Here we are, the proletariates, shouting with joy to be recognized by the bourgeois. We gratefully accept our baubles, just happy to be a part of the fun, while the masked oppressors flaunt their wealth. (This is intensified at night, and disconcerting more than celebratory, with the fog and low lights casting sinister shadows. It feels like Sorceress Edea’s inauguration. Applauding as Senator Palpatine is granted emergency powers.)
Here we are, applauding our own role as pawns.
But I only see through it in waves, participating nonetheless.
We eat. Some of the best food I have had in my life. The next day, we visit the French Quarter, going into hoodoo shops where cultural appropriation and sacred tradition exist in the same square foot. We gorge ourselves on crawfish. The kids laugh when a firetruck drives by, the firefighters blasting zydeco and dancing and laughing and bouncing through open windows, and they squeeze my hands more tightly when I steer them across the street from the homeless man, having a loud and passionate and expletive-laden argument with someone the rest of us cannot see.
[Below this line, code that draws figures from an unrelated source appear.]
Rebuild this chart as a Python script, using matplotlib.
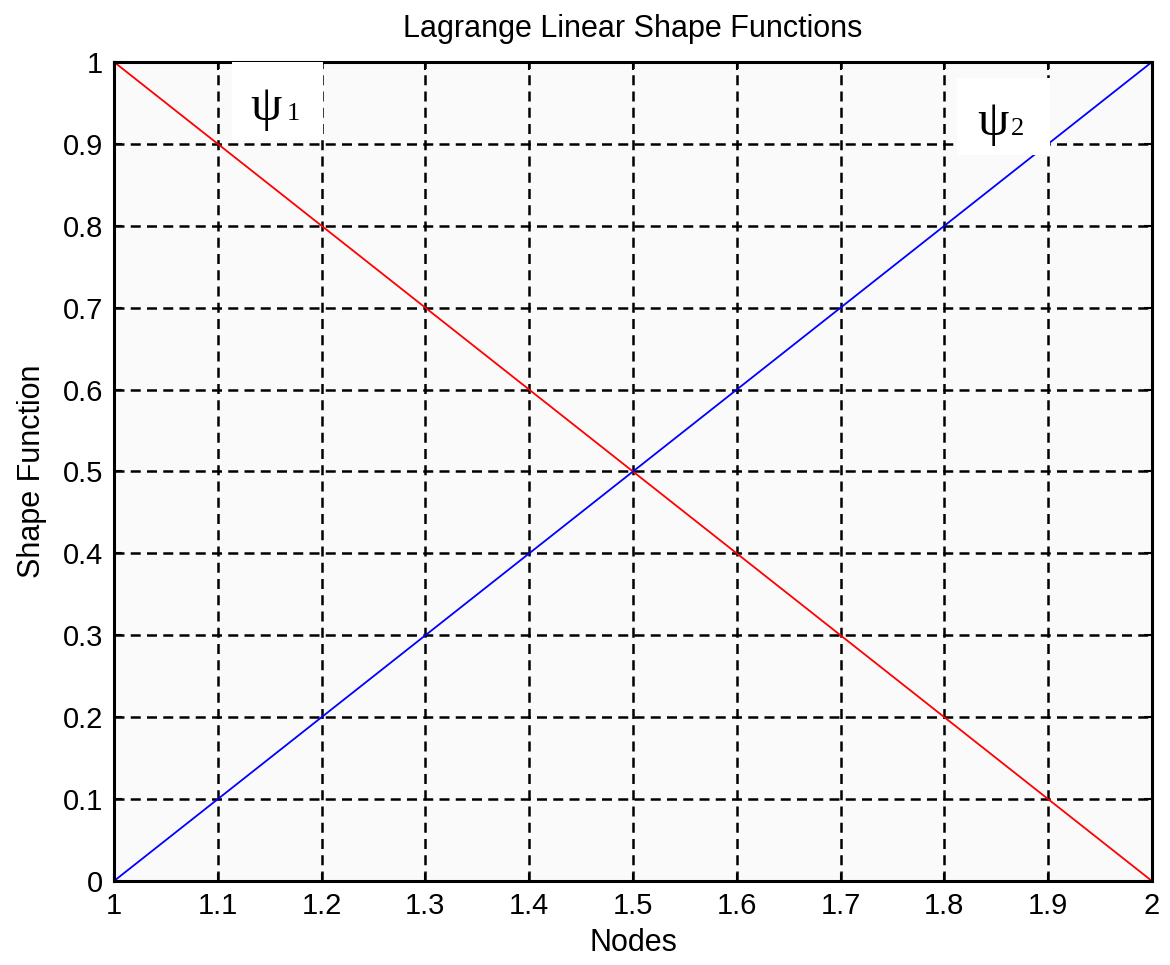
import matplotlib
matplotlib.use('Agg')
import matplotlib.pyplot as plt
import numpy as np

# nodes and the two linear shape functions
nodes = [1.0, 2.0]
psi1 = [1.0, 0.0]
psi2 = [0.0, 1.0]

xticks = [1, 1.1, 1.2, 1.3, 1.4, 1.5, 1.6, 1.7, 1.8, 1.9, 2]
yticks = [0, 0.1, 0.2, 0.3, 0.4, 0.5, 0.6, 0.7, 0.8, 0.9, 1]
xticklabels = ['1', '1.1', '1.2', '1.3', '1.4', '1.5', '1.6', '1.7', '1.8', '1.9', '2']
yticklabels = ['0', '0.1', '0.2', '0.3', '0.4', '0.5', '0.6', '0.7', '0.8', '0.9', '1']

plt.rcParams['font.family'] = ['Liberation Sans', 'DejaVu Sans']

fig = plt.figure(figsize=(11.7, 9.65), dpi=100)
ax = fig.add_axes([0.0974, 0.087, 0.8872, 0.8488])
ax.set_facecolor('#fafafa')

ax.plot(nodes, psi1, color='red', lw=1.3)
ax.plot(nodes, psi2, color='blue', lw=1.3)

ax.set_xlim(1, 2)
ax.set_ylim(0, 1)
ax.set_xticks(xticks)
ax.set_xticklabels(xticklabels)
ax.set_yticks(yticks)
ax.set_yticklabels(yticklabels)
ax.tick_params(direction='in', length=6, width=1.5, labelsize=21,
               top=True, right=True, pad=8)
ax.grid(True, color='black', linestyle=(0, (4, 2.5)), linewidth=1.8)
for s in ax.spines.values():
    s.set_linewidth(2.2)

ax.set_title('Lagrange Linear Shape Functions', fontsize=22, pad=18)
ax.set_xlabel('Nodes', fontsize=22, labelpad=6)
ax.set_ylabel('Shape Function', fontsize=22, labelpad=11)

# white label boxes with psi annotations
boxes = [(0.1135, 0.905, 0.0875, 0.095), (0.812, 0.886, 0.0896, 0.095)]
labels = [('\u03c8', '1', 0.131, 0.1667, 0.929), ('\u03c8', '2', 0.8314, 0.864, 0.911)]
for (x0, y0, w, h), (sym, dig, xs, xd, yb) in zip(boxes, labels):
    ax.add_patch(plt.Rectangle((x0, y0), w, h, transform=ax.transAxes,
                               facecolor='white', edgecolor='none', zorder=3))
    ax.text(xs, yb, sym, transform=ax.transAxes, fontsize=36,
            family='Liberation Serif', ha='left', va='baseline', zorder=4)
    ax.text(xd, yb, dig, transform=ax.transAxes, fontsize=19,
            family='Liberation Serif', ha='left', va='baseline', zorder=4)

fig.savefig('out.png', dpi=100)
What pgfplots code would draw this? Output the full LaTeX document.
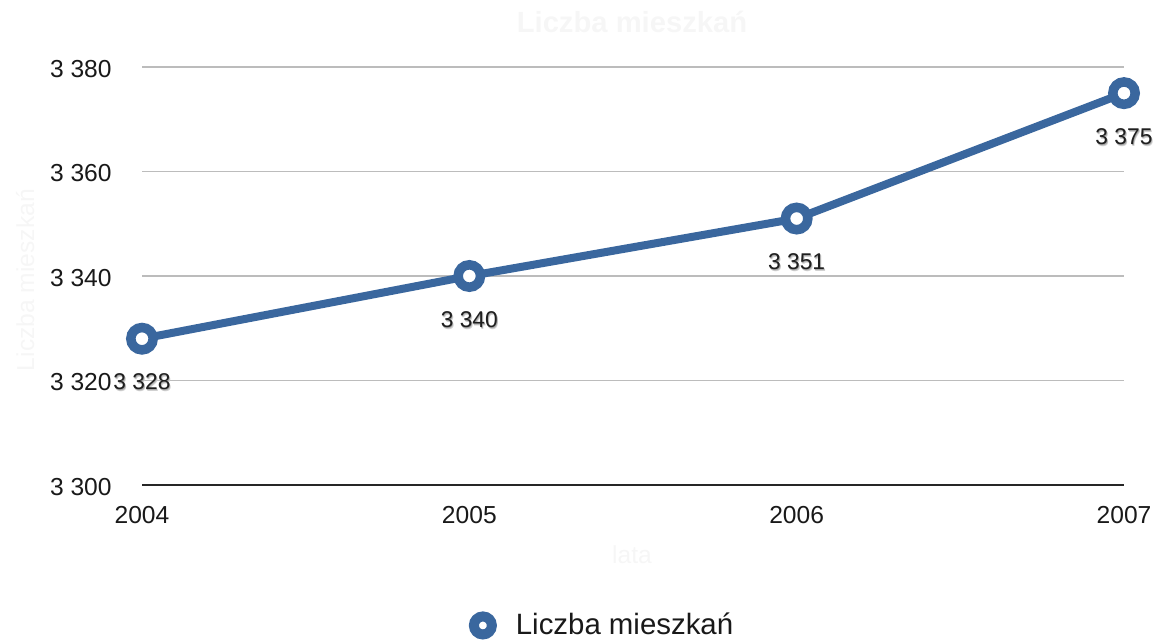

The weather is warm and we don’t want to leave, and I understand why so many gothic novels are set here, because there is timelessness and placelessness in the French Quarter. There is opulence set against decay. There is exhilaration that spreads like a blanket over the unease. The city gets into your blood, once you have been there, and it’s easy to understand why it might be home to vampires; for that insatiable thirst, the city promises fulfillment.
Billy’s friends are shocked, when they ask what he did with his two days off and he tells them we went to Mardi Gras. “The real Mardi Gras?” They ask. “Like in New Orleans?”
People who know me are not surprised, with a mixed bag of indifference and admiration. My response is usually a shrug of the shoulders. “The timing worked out,” I say. “And who knows if we’ll get that chance again.”
It is three weeks, before the WHO declares a global pandemic, and quarantines begin. Trips to the grocery store become a risk, trips out of state an impossibility. We are not to gather in groups larger than 10, as if that is the magic number below which a virus cannot transmit.
And a year later, still in a pandemic, still largely quarantined, and moving almost 2000 miles north of the Gulf Coast, I am so glad we made the trip. For the flooded campground, the long hours driving, the panic of losing Sebastian for half an hour after the parade, the neck cramp from sleeping in the car. For the food and our friends, for our kids experiencing adventure, for tasting the ancient magic flowing out of the bayou and over crumbling mausoleums, weaving through wrought iron porch railings, charged by a people who have risen over and over again from the floods. For hiking under live oaks draped in Spanish moss, and over boardwalks through (supposedly) gator-infested waters.
For seizing opportunity, right before we all were quickly reminded that opportunity may not come again.